> [EXERCISE OBJECTIVE]: Reproduce the listing below in its entirety. Change nothing.

> [RECORDED DATA]:
+-------+

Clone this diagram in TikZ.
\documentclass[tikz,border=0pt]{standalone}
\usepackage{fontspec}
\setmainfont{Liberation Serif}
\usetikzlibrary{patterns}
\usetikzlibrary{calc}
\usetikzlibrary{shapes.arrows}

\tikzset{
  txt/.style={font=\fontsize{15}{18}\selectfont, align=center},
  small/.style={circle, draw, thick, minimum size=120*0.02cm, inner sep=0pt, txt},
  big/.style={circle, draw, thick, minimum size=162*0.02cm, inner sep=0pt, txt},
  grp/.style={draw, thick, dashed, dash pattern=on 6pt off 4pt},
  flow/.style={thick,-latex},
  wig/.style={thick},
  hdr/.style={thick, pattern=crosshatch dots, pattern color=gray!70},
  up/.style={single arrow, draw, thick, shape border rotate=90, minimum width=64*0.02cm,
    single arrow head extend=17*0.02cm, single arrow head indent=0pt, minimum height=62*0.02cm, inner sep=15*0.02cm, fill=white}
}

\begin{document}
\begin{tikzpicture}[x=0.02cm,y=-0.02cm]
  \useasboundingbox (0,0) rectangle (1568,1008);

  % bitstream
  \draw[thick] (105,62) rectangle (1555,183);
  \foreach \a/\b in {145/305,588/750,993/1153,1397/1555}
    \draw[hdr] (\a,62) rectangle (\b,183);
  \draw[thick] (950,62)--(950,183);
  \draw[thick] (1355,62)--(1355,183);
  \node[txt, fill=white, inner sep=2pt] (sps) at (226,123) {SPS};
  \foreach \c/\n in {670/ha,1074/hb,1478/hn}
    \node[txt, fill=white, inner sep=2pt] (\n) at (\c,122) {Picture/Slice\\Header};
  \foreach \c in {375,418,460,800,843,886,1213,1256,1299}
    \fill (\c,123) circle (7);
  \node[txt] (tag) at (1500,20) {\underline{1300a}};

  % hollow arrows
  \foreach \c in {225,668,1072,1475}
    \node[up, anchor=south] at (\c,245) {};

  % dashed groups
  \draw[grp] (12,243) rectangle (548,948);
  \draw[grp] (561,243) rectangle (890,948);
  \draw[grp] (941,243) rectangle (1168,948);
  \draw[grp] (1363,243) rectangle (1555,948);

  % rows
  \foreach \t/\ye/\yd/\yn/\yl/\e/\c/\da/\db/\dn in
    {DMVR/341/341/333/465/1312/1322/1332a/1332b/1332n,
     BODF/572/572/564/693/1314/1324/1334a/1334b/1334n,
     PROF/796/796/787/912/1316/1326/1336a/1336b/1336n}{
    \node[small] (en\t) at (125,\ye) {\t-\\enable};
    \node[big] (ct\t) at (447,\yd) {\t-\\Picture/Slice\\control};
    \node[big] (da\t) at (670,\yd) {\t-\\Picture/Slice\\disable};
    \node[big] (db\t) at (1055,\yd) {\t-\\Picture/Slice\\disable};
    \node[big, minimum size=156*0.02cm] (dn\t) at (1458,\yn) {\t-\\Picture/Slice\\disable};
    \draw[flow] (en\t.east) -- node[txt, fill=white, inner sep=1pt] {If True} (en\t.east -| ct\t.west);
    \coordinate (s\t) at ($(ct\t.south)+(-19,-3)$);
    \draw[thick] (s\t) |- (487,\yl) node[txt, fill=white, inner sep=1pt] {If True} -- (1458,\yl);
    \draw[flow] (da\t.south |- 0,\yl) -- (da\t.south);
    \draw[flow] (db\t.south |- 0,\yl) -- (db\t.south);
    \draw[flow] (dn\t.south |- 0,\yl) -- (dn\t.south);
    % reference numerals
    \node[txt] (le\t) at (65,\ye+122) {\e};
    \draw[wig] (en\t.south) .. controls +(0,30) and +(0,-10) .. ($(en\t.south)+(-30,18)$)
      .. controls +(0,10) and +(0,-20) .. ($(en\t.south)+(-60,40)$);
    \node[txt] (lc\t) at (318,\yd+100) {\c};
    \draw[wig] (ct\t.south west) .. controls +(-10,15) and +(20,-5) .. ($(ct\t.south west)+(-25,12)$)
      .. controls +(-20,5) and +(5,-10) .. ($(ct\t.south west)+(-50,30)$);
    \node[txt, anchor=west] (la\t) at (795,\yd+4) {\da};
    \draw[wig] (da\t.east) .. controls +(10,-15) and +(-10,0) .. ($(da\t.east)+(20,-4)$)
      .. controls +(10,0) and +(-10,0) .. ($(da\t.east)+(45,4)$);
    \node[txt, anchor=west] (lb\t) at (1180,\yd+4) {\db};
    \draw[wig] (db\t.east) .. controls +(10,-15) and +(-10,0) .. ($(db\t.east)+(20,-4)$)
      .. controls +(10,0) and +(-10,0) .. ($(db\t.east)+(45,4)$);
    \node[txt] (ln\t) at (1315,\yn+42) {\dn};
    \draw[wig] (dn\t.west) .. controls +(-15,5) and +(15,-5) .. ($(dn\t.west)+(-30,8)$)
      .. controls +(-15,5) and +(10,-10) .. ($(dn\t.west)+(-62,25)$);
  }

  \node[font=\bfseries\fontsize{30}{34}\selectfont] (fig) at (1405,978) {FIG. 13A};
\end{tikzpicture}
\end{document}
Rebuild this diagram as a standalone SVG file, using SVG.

+-------+

> [SOLUTION]:
Clone this diagram in TikZ.
\documentclass[tikz,border=0pt]{standalone}
\usepackage{fontspec}
\setmainfont{Liberation Serif}
\usetikzlibrary{patterns}
\usetikzlibrary{calc}
\usetikzlibrary{shapes.arrows}

\tikzset{
  txt/.style={font=\fontsize{15}{18}\selectfont, align=center},
  small/.style={circle, draw, thick, minimum size=120*0.02cm, inner sep=0pt, txt},
  big/.style={circle, draw, thick, minimum size=162*0.02cm, inner sep=0pt, txt},
  grp/.style={draw, thick, dashed, dash pattern=on 6pt off 4pt},
  flow/.style={thick,-latex},
  wig/.style={thick},
  hdr/.style={thick, pattern=crosshatch dots, pattern color=gray!70},
  up/.style={single arrow, draw, thick, shape border rotate=90, minimum width=64*0.02cm,
    single arrow head extend=17*0.02cm, single arrow head indent=0pt, minimum height=62*0.02cm, inner sep=15*0.02cm, fill=white}
}

\begin{document}
\begin{tikzpicture}[x=0.02cm,y=-0.02cm]
  \useasboundingbox (0,0) rectangle (1568,1008);

  % bitstream
  \draw[thick] (105,62) rectangle (1555,183);
  \foreach \a/\b in {145/305,588/750,993/1153,1397/1555}
    \draw[hdr] (\a,62) rectangle (\b,183);
  \draw[thick] (950,62)--(950,183);
  \draw[thick] (1355,62)--(1355,183);
  \node[txt, fill=white, inner sep=2pt] (sps) at (226,123) {SPS};
  \foreach \c/\n in {670/ha,1074/hb,1478/hn}
    \node[txt, fill=white, inner sep=2pt] (\n) at (\c,122) {Picture/Slice\\Header};
  \foreach \c in {375,418,460,800,843,886,1213,1256,1299}
    \fill (\c,123) circle (7);
  \node[txt] (tag) at (1500,20) {\underline{1300a}};

  % hollow arrows
  \foreach \c in {225,668,1072,1475}
    \node[up, anchor=south] at (\c,245) {};

  % dashed groups
  \draw[grp] (12,243) rectangle (548,948);
  \draw[grp] (561,243) rectangle (890,948);
  \draw[grp] (941,243) rectangle (1168,948);
  \draw[grp] (1363,243) rectangle (1555,948);

  % rows
  \foreach \t/\ye/\yd/\yn/\yl/\e/\c/\da/\db/\dn in
    {DMVR/341/341/333/465/1312/1322/1332a/1332b/1332n,
     BODF/572/572/564/693/1314/1324/1334a/1334b/1334n,
     PROF/796/796/787/912/1316/1326/1336a/1336b/1336n}{
    \node[small] (en\t) at (125,\ye) {\t-\\enable};
    \node[big] (ct\t) at (447,\yd) {\t-\\Picture/Slice\\control};
    \node[big] (da\t) at (670,\yd) {\t-\\Picture/Slice\\disable};
    \node[big] (db\t) at (1055,\yd) {\t-\\Picture/Slice\\disable};
    \node[big, minimum size=156*0.02cm] (dn\t) at (1458,\yn) {\t-\\Picture/Slice\\disable};
    \draw[flow] (en\t.east) -- node[txt, fill=white, inner sep=1pt] {If True} (en\t.east -| ct\t.west);
    \coordinate (s\t) at ($(ct\t.south)+(-19,-3)$);
    \draw[thick] (s\t) |- (487,\yl) node[txt, fill=white, inner sep=1pt] {If True} -- (1458,\yl);
    \draw[flow] (da\t.south |- 0,\yl) -- (da\t.south);
    \draw[flow] (db\t.south |- 0,\yl) -- (db\t.south);
    \draw[flow] (dn\t.south |- 0,\yl) -- (dn\t.south);
    % reference numerals
    \node[txt] (le\t) at (65,\ye+122) {\e};
    \draw[wig] (en\t.south) .. controls +(0,30) and +(0,-10) .. ($(en\t.south)+(-30,18)$)
      .. controls +(0,10) and +(0,-20) .. ($(en\t.south)+(-60,40)$);
    \node[txt] (lc\t) at (318,\yd+100) {\c};
    \draw[wig] (ct\t.south west) .. controls +(-10,15) and +(20,-5) .. ($(ct\t.south west)+(-25,12)$)
      .. controls +(-20,5) and +(5,-10) .. ($(ct\t.south west)+(-50,30)$);
    \node[txt, anchor=west] (la\t) at (795,\yd+4) {\da};
    \draw[wig] (da\t.east) .. controls +(10,-15) and +(-10,0) .. ($(da\t.east)+(20,-4)$)
      .. controls +(10,0) and +(-10,0) .. ($(da\t.east)+(45,4)$);
    \node[txt, anchor=west] (lb\t) at (1180,\yd+4) {\db};
    \draw[wig] (db\t.east) .. controls +(10,-15) and +(-10,0) .. ($(db\t.east)+(20,-4)$)
      .. controls +(10,0) and +(-10,0) .. ($(db\t.east)+(45,4)$);
    \node[txt] (ln\t) at (1315,\yn+42) {\dn};
    \draw[wig] (dn\t.west) .. controls +(-15,5) and +(15,-5) .. ($(dn\t.west)+(-30,8)$)
      .. controls +(-15,5) and +(10,-10) .. ($(dn\t.west)+(-62,25)$);
  }

  \node[font=\bfseries\fontsize{30}{34}\selectfont] (fig) at (1405,978) {FIG. 13A};
\end{tikzpicture}
\end{document}
Rebuild this diagram as a standalone SVG file, using SVG.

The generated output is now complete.